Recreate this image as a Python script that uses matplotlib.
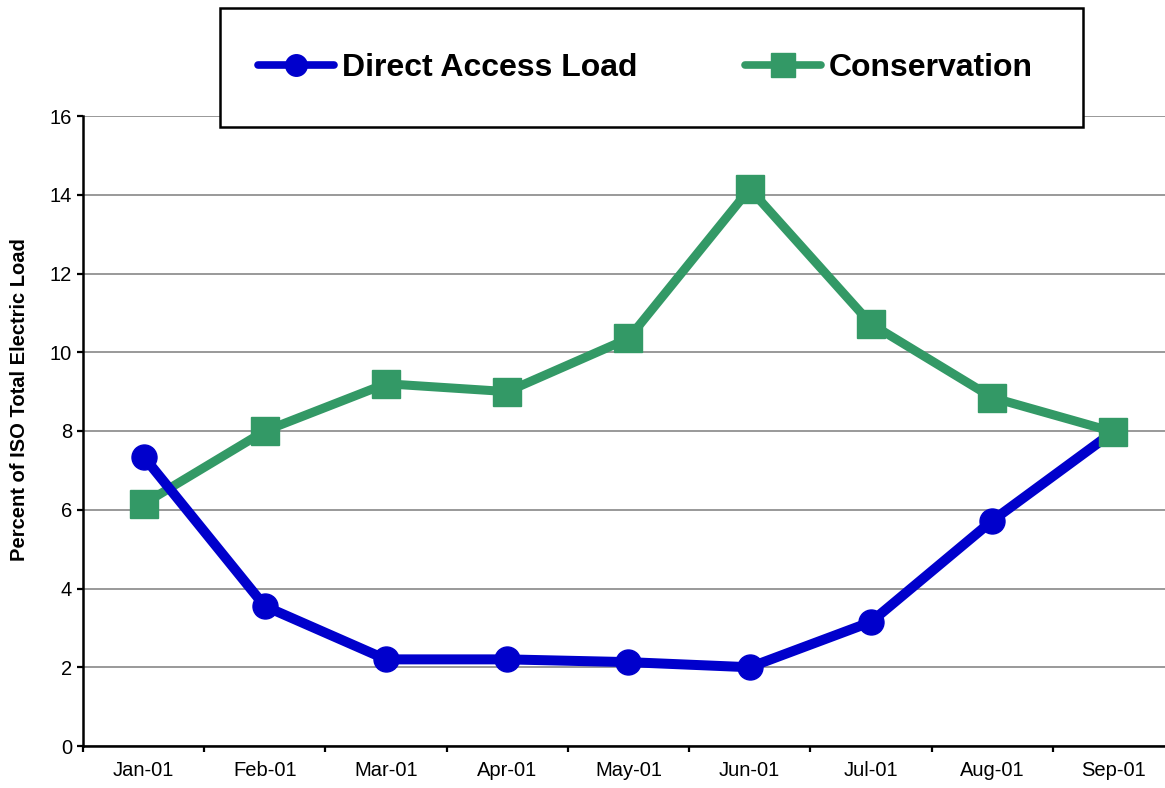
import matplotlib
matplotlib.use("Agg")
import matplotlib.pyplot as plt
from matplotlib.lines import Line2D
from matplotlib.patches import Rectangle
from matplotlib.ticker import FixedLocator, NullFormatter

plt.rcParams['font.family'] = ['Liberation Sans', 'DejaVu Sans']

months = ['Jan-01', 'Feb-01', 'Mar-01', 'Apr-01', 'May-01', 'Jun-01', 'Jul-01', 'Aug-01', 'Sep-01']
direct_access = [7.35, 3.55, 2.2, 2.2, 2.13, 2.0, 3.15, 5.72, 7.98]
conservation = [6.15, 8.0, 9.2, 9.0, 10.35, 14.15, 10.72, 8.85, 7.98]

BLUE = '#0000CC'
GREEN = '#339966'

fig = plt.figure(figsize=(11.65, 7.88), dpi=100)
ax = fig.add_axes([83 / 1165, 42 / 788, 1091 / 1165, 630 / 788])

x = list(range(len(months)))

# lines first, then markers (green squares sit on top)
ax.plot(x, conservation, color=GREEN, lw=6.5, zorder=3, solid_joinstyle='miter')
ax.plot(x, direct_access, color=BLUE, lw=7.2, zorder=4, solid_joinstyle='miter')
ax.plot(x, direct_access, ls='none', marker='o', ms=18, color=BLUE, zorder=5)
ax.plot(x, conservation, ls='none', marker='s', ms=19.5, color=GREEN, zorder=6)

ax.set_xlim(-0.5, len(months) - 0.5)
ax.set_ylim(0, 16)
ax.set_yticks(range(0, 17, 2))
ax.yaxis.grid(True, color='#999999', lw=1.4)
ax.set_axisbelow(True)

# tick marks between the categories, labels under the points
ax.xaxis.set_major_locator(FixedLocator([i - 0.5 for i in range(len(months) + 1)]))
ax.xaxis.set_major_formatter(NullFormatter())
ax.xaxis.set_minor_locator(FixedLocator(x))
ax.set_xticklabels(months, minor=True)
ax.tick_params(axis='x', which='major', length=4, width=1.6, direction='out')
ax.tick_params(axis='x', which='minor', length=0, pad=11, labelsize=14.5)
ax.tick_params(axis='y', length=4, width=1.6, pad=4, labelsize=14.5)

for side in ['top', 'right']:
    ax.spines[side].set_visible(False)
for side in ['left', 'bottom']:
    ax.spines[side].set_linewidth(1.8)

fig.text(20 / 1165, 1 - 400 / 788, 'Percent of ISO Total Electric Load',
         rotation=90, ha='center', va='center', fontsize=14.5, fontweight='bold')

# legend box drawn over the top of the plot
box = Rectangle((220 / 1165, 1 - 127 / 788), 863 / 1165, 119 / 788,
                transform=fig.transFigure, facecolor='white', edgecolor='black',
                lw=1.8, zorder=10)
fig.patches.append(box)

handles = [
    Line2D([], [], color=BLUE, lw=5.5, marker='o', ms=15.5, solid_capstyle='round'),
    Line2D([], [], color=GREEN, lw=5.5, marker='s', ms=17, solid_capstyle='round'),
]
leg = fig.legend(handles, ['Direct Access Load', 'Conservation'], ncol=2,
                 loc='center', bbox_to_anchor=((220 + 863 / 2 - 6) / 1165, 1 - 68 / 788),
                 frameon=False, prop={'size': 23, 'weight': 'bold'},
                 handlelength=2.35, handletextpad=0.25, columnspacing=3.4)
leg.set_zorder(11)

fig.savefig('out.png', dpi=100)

» **What the exercise asks**: Transcribe exactly, with no pictures, the lines running from the first line of the material through the line holding "x = list(range(len(months)))".

» **Exercise result**:
Recreate this image as a Python script that uses matplotlib.
import matplotlib
matplotlib.use("Agg")
import matplotlib.pyplot as plt
from matplotlib.lines import Line2D
from matplotlib.patches import Rectangle
from matplotlib.ticker import FixedLocator, NullFormatter

plt.rcParams['font.family'] = ['Liberation Sans', 'DejaVu Sans']

months = ['Jan-01', 'Feb-01', 'Mar-01', 'Apr-01', 'May-01', 'Jun-01', 'Jul-01', 'Aug-01', 'Sep-01']
direct_access = [7.35, 3.55, 2.2, 2.2, 2.13, 2.0, 3.15, 5.72, 7.98]
conservation = [6.15, 8.0, 9.2, 9.0, 10.35, 14.15, 10.72, 8.85, 7.98]

BLUE = '#0000CC'
GREEN = '#339966'

fig = plt.figure(figsize=(11.65, 7.88), dpi=100)
ax = fig.add_axes([83 / 1165, 42 / 788, 1091 / 1165, 630 / 788])

x = list(range(len(months)))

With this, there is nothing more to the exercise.